**EXERCISE DETAILS:** Check the listing below for lines with the word "this" and say how many there are, with nothing but the number.

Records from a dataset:
######

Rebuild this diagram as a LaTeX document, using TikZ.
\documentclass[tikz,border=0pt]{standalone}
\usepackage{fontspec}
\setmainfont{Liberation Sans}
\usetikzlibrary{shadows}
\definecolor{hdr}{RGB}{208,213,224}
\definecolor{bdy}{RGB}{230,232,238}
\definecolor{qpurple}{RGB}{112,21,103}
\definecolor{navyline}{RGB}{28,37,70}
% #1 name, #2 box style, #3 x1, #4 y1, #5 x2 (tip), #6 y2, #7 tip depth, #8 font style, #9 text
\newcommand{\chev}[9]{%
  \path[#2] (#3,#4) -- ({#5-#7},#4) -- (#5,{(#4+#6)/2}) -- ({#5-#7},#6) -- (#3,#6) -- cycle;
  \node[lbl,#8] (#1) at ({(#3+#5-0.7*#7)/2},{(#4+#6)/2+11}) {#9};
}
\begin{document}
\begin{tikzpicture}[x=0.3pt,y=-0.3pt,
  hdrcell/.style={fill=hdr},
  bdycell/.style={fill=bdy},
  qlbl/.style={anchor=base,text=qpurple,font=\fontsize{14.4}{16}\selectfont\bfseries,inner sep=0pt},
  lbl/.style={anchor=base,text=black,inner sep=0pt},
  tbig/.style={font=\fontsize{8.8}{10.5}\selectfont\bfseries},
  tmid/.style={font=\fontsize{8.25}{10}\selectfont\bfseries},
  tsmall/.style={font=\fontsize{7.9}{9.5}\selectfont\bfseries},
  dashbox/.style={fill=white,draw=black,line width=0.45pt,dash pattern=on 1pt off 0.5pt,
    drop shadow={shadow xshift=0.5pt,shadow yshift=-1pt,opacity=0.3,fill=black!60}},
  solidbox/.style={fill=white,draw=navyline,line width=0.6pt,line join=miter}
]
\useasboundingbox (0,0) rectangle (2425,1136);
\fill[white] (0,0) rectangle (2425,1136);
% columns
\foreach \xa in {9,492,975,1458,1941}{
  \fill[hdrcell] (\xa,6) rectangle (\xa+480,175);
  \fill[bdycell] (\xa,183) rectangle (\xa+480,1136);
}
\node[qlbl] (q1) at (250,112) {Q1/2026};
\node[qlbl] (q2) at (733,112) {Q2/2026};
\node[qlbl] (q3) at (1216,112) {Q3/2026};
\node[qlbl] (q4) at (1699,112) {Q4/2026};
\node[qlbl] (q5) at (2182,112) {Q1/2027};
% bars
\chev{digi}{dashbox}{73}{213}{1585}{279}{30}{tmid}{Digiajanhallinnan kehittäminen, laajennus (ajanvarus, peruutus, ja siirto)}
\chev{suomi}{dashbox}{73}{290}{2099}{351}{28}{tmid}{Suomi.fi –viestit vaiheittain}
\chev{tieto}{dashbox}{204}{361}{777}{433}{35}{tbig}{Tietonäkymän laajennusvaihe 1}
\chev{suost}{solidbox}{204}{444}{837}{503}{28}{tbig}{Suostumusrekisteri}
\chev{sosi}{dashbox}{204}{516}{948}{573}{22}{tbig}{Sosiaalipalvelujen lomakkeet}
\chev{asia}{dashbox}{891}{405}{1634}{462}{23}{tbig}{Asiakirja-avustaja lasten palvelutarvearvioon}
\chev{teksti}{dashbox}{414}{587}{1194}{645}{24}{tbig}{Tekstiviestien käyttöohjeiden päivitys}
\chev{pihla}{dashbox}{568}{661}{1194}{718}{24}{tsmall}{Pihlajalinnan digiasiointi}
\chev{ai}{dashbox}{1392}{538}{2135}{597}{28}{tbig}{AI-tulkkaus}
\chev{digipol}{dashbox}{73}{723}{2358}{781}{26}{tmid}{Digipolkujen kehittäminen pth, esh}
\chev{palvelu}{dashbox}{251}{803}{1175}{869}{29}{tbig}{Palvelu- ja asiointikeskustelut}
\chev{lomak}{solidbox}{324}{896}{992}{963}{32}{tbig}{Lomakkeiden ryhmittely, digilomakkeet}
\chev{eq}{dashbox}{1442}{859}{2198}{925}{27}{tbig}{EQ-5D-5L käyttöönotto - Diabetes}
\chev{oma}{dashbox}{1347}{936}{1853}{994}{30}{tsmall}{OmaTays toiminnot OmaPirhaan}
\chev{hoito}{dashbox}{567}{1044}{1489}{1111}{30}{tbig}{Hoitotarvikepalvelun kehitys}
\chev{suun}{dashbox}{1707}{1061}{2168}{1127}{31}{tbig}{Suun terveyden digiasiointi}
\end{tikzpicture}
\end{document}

######

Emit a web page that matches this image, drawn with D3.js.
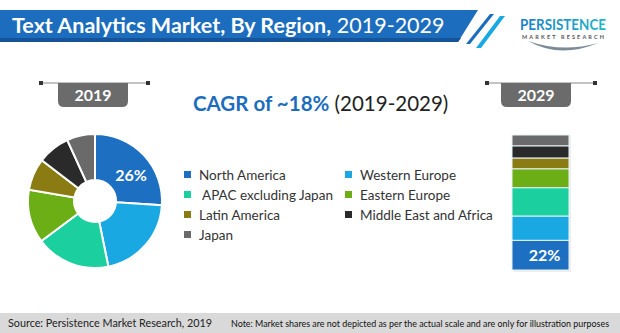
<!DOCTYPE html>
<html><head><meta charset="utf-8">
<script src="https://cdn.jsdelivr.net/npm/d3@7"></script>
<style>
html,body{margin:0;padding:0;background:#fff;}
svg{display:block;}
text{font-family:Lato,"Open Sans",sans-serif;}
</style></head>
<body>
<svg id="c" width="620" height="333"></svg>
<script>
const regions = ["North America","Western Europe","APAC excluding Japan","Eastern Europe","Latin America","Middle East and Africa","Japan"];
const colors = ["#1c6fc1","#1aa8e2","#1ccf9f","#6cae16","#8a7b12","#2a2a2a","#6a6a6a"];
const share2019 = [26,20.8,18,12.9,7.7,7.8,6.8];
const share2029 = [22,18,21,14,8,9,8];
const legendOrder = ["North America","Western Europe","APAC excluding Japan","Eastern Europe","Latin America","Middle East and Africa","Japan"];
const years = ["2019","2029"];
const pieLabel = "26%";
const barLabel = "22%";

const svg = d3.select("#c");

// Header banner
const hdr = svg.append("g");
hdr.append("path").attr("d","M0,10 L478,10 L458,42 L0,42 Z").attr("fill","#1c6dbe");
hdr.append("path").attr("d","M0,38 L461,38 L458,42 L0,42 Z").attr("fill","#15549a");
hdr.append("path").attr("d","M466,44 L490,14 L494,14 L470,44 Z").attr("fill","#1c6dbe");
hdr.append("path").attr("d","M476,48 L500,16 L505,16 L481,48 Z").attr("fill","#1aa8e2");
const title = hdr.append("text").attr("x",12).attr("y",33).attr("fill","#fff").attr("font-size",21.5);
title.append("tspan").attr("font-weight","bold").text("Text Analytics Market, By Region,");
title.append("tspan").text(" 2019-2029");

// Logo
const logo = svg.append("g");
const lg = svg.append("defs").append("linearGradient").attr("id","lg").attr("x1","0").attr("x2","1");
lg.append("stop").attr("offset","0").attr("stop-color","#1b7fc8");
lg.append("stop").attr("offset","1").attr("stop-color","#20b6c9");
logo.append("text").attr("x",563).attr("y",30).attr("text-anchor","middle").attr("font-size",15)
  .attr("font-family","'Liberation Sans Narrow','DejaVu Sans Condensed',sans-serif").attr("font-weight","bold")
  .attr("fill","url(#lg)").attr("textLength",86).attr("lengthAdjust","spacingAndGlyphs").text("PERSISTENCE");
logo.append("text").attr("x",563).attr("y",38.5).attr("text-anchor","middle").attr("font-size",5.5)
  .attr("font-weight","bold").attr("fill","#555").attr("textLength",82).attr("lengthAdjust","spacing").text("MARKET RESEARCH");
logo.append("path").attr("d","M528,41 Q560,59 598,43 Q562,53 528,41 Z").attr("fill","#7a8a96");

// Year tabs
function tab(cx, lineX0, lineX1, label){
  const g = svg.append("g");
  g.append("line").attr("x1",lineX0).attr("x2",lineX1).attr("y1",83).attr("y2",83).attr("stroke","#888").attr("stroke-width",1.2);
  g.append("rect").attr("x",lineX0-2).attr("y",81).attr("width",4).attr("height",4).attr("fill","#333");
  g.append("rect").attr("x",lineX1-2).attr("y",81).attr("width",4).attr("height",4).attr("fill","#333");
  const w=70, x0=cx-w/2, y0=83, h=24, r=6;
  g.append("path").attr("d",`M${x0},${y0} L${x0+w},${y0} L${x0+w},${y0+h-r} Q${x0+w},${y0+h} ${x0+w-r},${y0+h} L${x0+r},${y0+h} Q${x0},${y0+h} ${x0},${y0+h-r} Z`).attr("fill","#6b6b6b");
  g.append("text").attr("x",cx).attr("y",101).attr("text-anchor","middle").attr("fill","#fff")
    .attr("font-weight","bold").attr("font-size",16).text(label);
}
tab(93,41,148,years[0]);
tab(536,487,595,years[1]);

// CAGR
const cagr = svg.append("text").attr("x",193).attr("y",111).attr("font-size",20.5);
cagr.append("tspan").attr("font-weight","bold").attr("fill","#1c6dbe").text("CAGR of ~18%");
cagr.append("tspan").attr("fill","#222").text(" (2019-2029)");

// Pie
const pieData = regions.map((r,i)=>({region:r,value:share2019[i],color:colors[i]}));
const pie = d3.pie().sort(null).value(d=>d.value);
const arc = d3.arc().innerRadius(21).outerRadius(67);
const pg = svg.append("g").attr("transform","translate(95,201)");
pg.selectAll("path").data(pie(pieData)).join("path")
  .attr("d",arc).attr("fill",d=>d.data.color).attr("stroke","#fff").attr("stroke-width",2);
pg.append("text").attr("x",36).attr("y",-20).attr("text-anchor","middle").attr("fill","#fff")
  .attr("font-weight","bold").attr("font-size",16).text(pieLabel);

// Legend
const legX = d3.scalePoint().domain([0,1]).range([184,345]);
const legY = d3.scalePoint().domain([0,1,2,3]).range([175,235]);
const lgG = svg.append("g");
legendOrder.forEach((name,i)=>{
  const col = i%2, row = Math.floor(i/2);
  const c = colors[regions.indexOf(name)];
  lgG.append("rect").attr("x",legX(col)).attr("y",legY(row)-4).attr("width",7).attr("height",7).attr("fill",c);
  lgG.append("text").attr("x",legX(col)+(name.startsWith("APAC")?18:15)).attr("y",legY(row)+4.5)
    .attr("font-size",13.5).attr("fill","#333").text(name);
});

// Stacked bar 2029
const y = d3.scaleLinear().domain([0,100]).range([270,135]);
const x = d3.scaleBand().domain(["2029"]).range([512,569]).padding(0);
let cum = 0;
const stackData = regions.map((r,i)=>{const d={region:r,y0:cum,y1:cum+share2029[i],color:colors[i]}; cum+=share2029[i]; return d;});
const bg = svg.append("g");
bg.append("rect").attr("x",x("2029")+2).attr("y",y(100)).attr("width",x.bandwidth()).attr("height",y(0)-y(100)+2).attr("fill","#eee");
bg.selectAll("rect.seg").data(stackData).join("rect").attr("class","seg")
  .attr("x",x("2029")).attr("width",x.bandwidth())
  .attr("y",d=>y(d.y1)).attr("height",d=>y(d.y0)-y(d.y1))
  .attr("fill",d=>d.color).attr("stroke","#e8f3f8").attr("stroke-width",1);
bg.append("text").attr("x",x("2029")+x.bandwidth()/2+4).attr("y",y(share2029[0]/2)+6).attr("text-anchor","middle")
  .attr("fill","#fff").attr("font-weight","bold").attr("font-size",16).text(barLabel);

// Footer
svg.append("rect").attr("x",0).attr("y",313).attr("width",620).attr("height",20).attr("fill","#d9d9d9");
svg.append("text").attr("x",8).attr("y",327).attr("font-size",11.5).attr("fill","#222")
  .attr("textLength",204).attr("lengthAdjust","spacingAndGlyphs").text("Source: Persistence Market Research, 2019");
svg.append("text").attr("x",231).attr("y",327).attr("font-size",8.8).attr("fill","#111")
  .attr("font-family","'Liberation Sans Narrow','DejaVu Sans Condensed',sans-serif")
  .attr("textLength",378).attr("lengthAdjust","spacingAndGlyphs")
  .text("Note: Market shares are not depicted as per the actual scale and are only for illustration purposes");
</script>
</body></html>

######

**WRITTEN SOLUTION:** 2